FATS: Frank and Roman are patrolling the neighborhoods usually from Monday to Sunday in the evenings. They will bring you back to the farm and you will join us as part of our digestive system and festive clothing once we have set the mood appropriately and introduced you to Mimi. She does all the heavy cooking.
 
ATP
Do you have a record label and if not are you looking for one?
BUKOWSKI FAMILY
PIGGY: No. But Piggy have a cassette player.
Blaupunk. And couple of cassettes also.
 
ATP
What are your plans for the future, in a year, 5 years?
BUKOWSKI FAMILY
PIGGY: Gotta get some new lightbulbs down here. It's dark like inside the virgin nuns ass. Also hope to get some new musika out there. Or at least some new cassettes. Maybe Piggy tries to steal a C n' D player! Now Piggy only have some seeds in Dede.
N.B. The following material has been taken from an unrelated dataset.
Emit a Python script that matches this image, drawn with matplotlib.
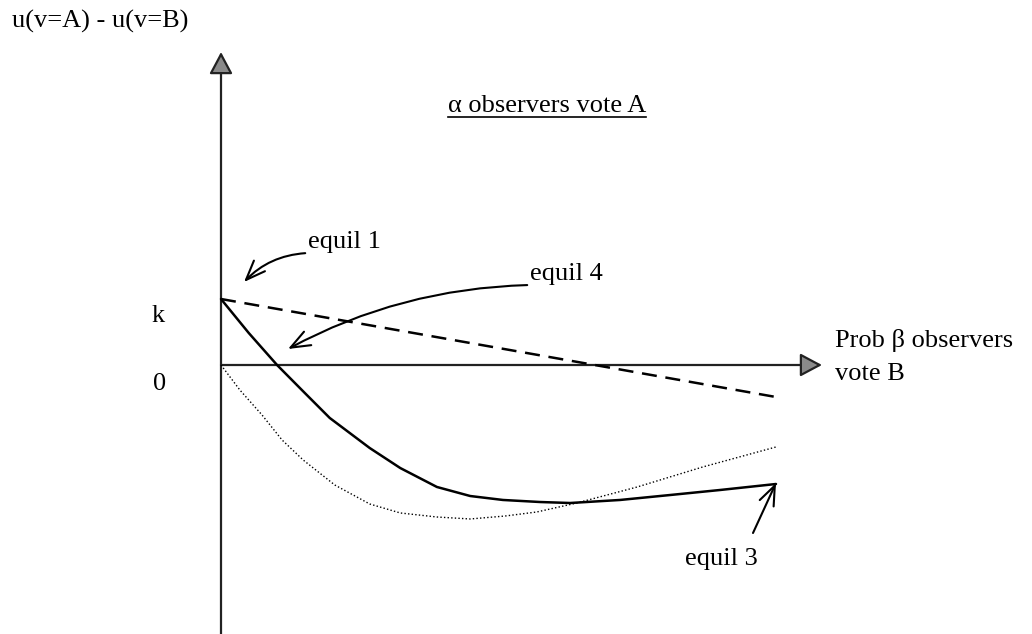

And she's a fucking bitch ass whore, gotta tell you cunts that.
 
ATP
Finally, do have any words on what Arm The Pit means to you?
BUKOWSKI FAMILY
PIGGY: Well...that a toughtfull thing to say! Piggy will gladly give people some words! There you fuckers go : TWINKY! ÖRDÖG! CUNT! KVASZPUNCI! ..oh wait...the armpits? Well..it can get smelly if there is lack of higienia!
FATS: Armpits have the best hair to apply on your mask to make authentic looking beards. On female faces. Armpits also smell like a sweaty cunt so they make me horny and feel dirty in a schoolboyish manner. And I don't have manners.